* **Data**:
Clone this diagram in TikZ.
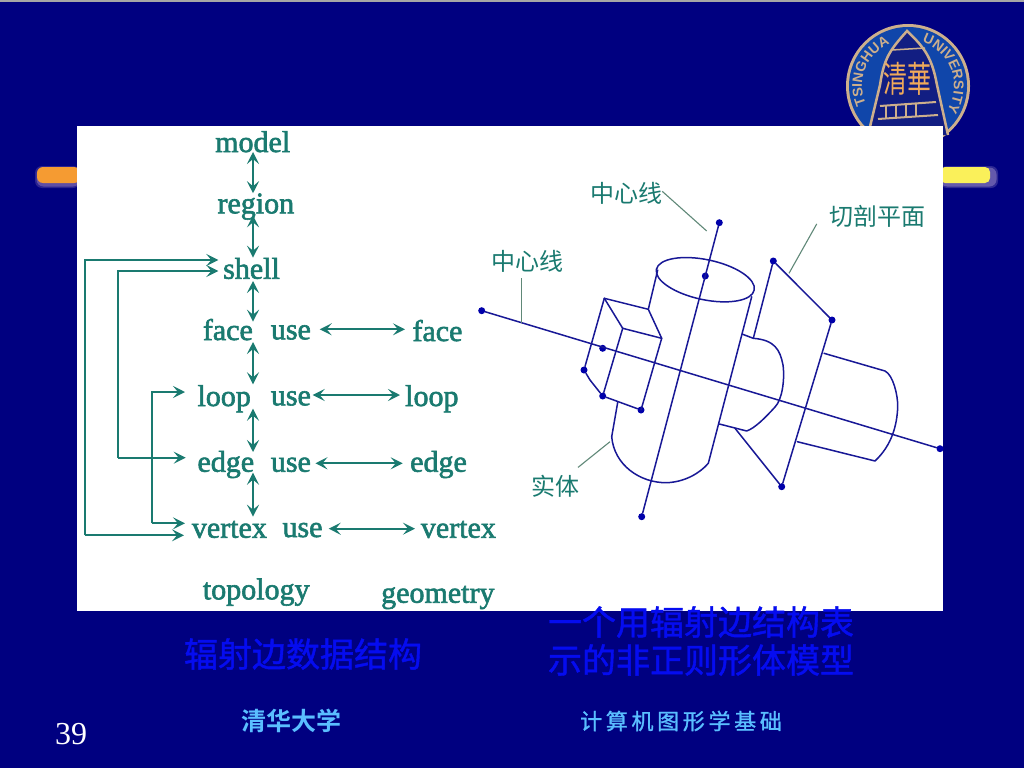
\documentclass[tikz,border=0pt]{standalone}
\usepackage{fontspec}
\usetikzlibrary{arrows.meta,calc,decorations.text}
\setmainfont{Liberation Serif}
\setsansfont{Liberation Sans}
\newfontfamily\lab[FakeBold=2]{Liberation Serif}
\newfontfamily\cjk{Noto Sans CJK SC}
\newfontfamily\cjkm[FakeBold=1.2]{Noto Sans CJK SC}
\newfontfamily\cjkb{Noto Sans CJK SC Bold}
\definecolor{navy}{RGB}{0,0,128}
\definecolor{teal1}{RGB}{26,122,112}
\definecolor{lead}{RGB}{96,136,120}
\definecolor{wire}{RGB}{24,24,150}
\definecolor{dotc}{RGB}{0,0,170}
\definecolor{capblue}{RGB}{5,12,240}
\definecolor{foot}{RGB}{90,190,255}
\definecolor{sealblue}{RGB}{16,70,170}
\definecolor{sealin}{RGB}{18,30,130}
\definecolor{sealtan}{RGB}{205,175,140}
\definecolor{sealor}{RGB}{240,170,90}
\tikzset{
 x=1pt,y=-1pt,
 word/.style={font=\fontsize{30}{30}\selectfont\lab,text=teal1,inner sep=0pt,anchor=base west},
 note/.style={font=\fontsize{24}{24}\selectfont\cjk,text=teal1,inner sep=0pt},
 captxt/.style={font=\fontsize{34}{34}\selectfont\cjkm,text=capblue,inner sep=0pt},
 dbl/.style={teal1,line width=1.9pt,{Stealth[length=12pt,width=12pt,inset=5pt]}-{Stealth[length=12pt,width=12pt,inset=5pt]}},
 one/.style={teal1,line width=1.9pt,-{Stealth[length=12pt,width=12pt,inset=5pt]}},
 wireline/.style={wire,line width=1.5pt,line cap=round,line join=round},
 leadline/.style={lead,line width=1.1pt},
 pin/.style={circle,fill=dotc,minimum size=7pt,inner sep=0pt},
 sealtext/.style={decorate,decoration={text along path,text align=center,text={|\fontsize{14}{14}\selectfont\sffamily\bfseries\color{sealtan}|#1}}},
}
\begin{document}
\begin{tikzpicture}
\useasboundingbox (0,0) rectangle (1024,768);
\fill[navy] (0,0) rectangle (1024,768);
\fill[gray!70] (0,0) rectangle (1024,2.5);
% bars
\foreach \o/\g in {0.2/0,0.3/-1.5}{
 \fill[rounded corners=7pt,fill=violet!30!white,opacity=\o] (35-\g,166-\g) rectangle (80,188+\g);
 \fill[rounded corners=7pt,fill=violet!20!white,opacity=\o] (940,166-\g) rectangle (998+\g,188+\g);
}
\fill[rounded corners=6pt,fill={rgb,255:red,245;green,155;blue,50}] (37,167) rectangle (80,183);
\fill[rounded corners=5pt,fill={rgb,255:red,250;green,240;blue,90}] (940,167) rectangle (990,183);
% seal
\fill[sealtan] (908,86) circle[radius=62];
\fill[sealblue] (908,86) circle[radius=59];
\begin{scope}[shift={(908,86)},y=1pt]
\path[postaction={sealtext=TSINGHUA}] (205:46) arc[start angle=205,end angle=112,radius=46];
\path[postaction={sealtext=UNIVERSITY}] (68:46) arc[start angle=68,end angle=-28,radius=46];
\end{scope}
\draw[sealtan,line width=2.5pt,fill=sealin] (868,135) -- (880,85) .. controls (884,58) and (890,50) .. (907,31) .. controls (925,48) and (932,58) .. (937,85) -- (948,135);
\node[inner sep=0pt,text=sealor,font=\fontsize{24}{24}\selectfont\cjk,yscale=1.5,transform shape] (seal) at (907,79) {清華};
\draw[sealtan,line width=2pt] (880,106) -- (936,102) (878,119) -- (938,115);
\draw[sealtan,line width=2pt] (886,106) -- (886,118) (896,105) -- (896,117) (906,105) -- (906,117) (916,104) -- (916,116);
\draw[sealtan,line width=1.5pt] (892,50) -- (925,48);
% white panel
\fill[white] (77,126) rectangle (943,611);
% left diagram
\node[word] (model) at (215,152) {model};
\node[word] (region) at (217.3,213.3) {region};
\node[word] (shell) at (223,278.7) {shell};
\node[word] (face) at (202.7,340) {face};
\node[word] (fuse) at (270.7,339.3) {use};
\node[word] (fgeo) at (412.3,341) {face};
\node[word] (loop) at (197.3,406) {loop};
\node[word] (luse) at (270.7,405.3) {use};
\node[word] (lgeo) at (405,406) {loop};
\node[word] (edge) at (197.3,471.7) {edge};
\node[word] (euse) at (270.7,471.7) {use};
\node[word] (egeo) at (410,471.7) {edge};
\node[word] (vertex) at (191.7,537.7) {vertex};
\node[word] (vuse) at (282.3,537) {use};
\node[word] (vgeo) at (420.7,537.7) {vertex};
\node[word] (topo) at (202.7,599.3) {topology};
\node[word] (geom) at (381,602.7) {geometry};
\coordinate (spine) at (253,0);
\draw[dbl] (model.base -| spine) -- (region.north -| spine);
\draw[dbl] ([shift={(0,2)}]region.base -| spine) -- ([shift={(0,-21)}]shell.base -| spine);
\draw[dbl] ([shift={(0,2.3)}]shell.base -| spine) -- ([shift={(0,-18.3)}]face.base -| spine);
\draw[dbl] ([shift={(0,2)}]face.base -| spine) -- ([shift={(0,-21.7)}]loop.base -| spine);
\draw[dbl] ([shift={(0,2.7)}]loop.base -| spine) -- ([shift={(0,-19.7)}]edge.base -| spine);
\draw[dbl] ([shift={(0,1)}]edge.base -| spine) -- ([shift={(0,-21)}]vertex.base -| spine);
\draw[dbl] ([shift={(8.6,-10)}]fuse.base east) -- ([shift={(-7.3,-11.7)}]fgeo.base west);
\draw[dbl] ([shift={(1.6,-10.3)}]luse.base east) -- ([shift={(-5,-11)}]lgeo.base west);
\draw[dbl] ([shift={(4.3,-8.4)}]euse.base east) -- ([shift={(-7.3,-8.4)}]egeo.base west);
\draw[dbl] ([shift={(6,-8.3)}]vuse.base east) -- ([shift={(-5.7,-9)}]vgeo.base west);
\coordinate (railA) at (85,0);
\coordinate (railB) at (117.7,0);
\coordinate (railC) at (151.7,0);
\coordinate (sA) at ([shift={(-4.7,-18.7)}]shell.base west);
\coordinate (sB) at ([shift={(-4.7,-7.7)}]shell.base west);
\coordinate (vA) at ([shift={(-7.7,-2.4)}]vertex.base west);
\coordinate (vC) at ([shift={(-6.7,-14.4)}]vertex.base west);
\coordinate (eB) at ([shift={(-11.6,-14)}]edge.base west);
\coordinate (lC) at ([shift={(-12.3,-14)}]loop.base west);
\draw[one] (railA |- vA) -- (vA);
\draw[one] (railA |- vA) -- (railA |- sA) -- (sA);
\draw[one] (railB |- eB) -- (eB);
\draw[one] (railB |- eB) -- (railB |- sB) -- (sB);
\draw[one] (railC |- vC) -- (vC);
\draw[one] (railC |- vC) -- (railC |- lC) -- (lC);
% right diagram: pins
\node[pin] (a1) at (481.7,310.7) {};
\node[pin] (a2) at (940,448.7) {};
\node[pin] (b1) at (719.3,222.7) {};
\node[pin] (b2) at (641.7,516.7) {};
\node[pin] (b3) at (705.3,276) {};
\node[pin] (c1) at (602.7,348.3) {};
\node[pin] (c2) at (584,370) {};
\node[pin] (c3) at (602.7,396) {};
\node[pin] (c4) at (641,410) {};
\node[pin] (d1) at (773.3,261) {};
\node[pin] (d2) at (832,320) {};
\node[pin] (d3) at (781.7,486.7) {};
\coordinate (c0) at (604.3,298.3);
\coordinate (c5) at (622.7,328.3);
\draw[wireline] (a1) -- (a2);
\draw[wireline] (b1) -- (b2);
% top ellipse
\draw[wireline] (705.3,279.7) ellipse[x radius=50,y radius=20,rotate=-12];
% cylinder
\draw[wireline] (657.7,270) -- (648.3,309.3) -- (661.7,338.3) -- (641,410);
\draw[wireline] (c0) -- (648.3,309.3);
\draw[wireline] (c0) -- (c2);
\draw[wireline] (c0) -- (c5);
\draw[wireline] (c5) -- (661.7,338.3);
\draw[wireline] (c5) -- (c3);
\draw[wireline] (c2) -- (590,380) -- (c3);
\draw[wireline] (c3) -- (c4);
\draw[wireline] (617.7,402.3) -- (611.7,436.7) .. controls (614,465) and (640,483) .. (666.7,482.7) .. controls (685,482) and (700,473) .. (708.3,463.3) -- (751.7,296.7);
% plane
\draw[wireline] (d1) -- (753.3,338.3);
\draw[wireline] (d1) -- (d2);
\draw[wireline] (d2) -- (d3);
\draw[wireline] (d3) -- (735,428.3);
% bump behind plane
\draw[wireline] (742.7,334.3) -- (753.3,338.3) .. controls (775,340) and (780,350) .. (783,365) .. controls (785,380) and (782,400) .. (775,407) .. controls (765,418) and (755,428) .. (746.7,431) -- (719.3,424);
% right bump
\draw[wireline] (824,353.3) -- (885,371) .. controls (893,375) and (898,395) .. (897.7,407) .. controls (897,425) and (892,445) .. (875,461) -- (797.3,441.7);
% leaders and notes
\node[note] (n1) at (626,193.3) {中心线};
\node[note] (n2) at (527,261) {中心线};
\node[note] (n3) at (877.3,216.7) {切剖平面};
\node[note] (n4) at (555,486.7) {实体};
\coordinate (l1) at (706.7,231);
\coordinate (l2) at (521.7,323);
\coordinate (l3) at (789,273.3);
\coordinate (l4) at (610,441.7);
\draw[leadline] (n1.east) ++(0,-2) -- (l1);
\draw[leadline] (n2.south) ++(-5.3,6) -- (l2);
\draw[leadline] ([shift={(-60.6,-4)}]n3.south) -- (l3);
\draw[leadline] ([shift={(23,-8)}]n4.north) -- (l4);
% captions
\node[captxt] (c1t) at (303,654) {辐射边数据结构};
\node[captxt] (c2t) at (701,622) {一个用辐射边结构表};
\node[captxt] (c3t) at (701,660) {示的非正则形体模型};
\node[inner sep=0pt,text=foot,font=\fontsize{25}{25}\selectfont\cjkb] (f1) at (291,721) {清华大学};
\node[inner sep=0pt,text=foot,font=\fontsize{22}{22}\selectfont\cjkm] (f2) at (681,721) {计\,算\,机\,图\,形\,学\,基\,础};
\node[inner sep=0pt,text=white,font=\fontsize{32}{32}\selectfont] (pg) at (71,734) {39};
\end{tikzpicture}
\end{document}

* **Short task**:
Using the material above, report each line where "diagram" occurs.

* **Response below**:
Clone this diagram in TikZ.
% left diagram
% right diagram: pins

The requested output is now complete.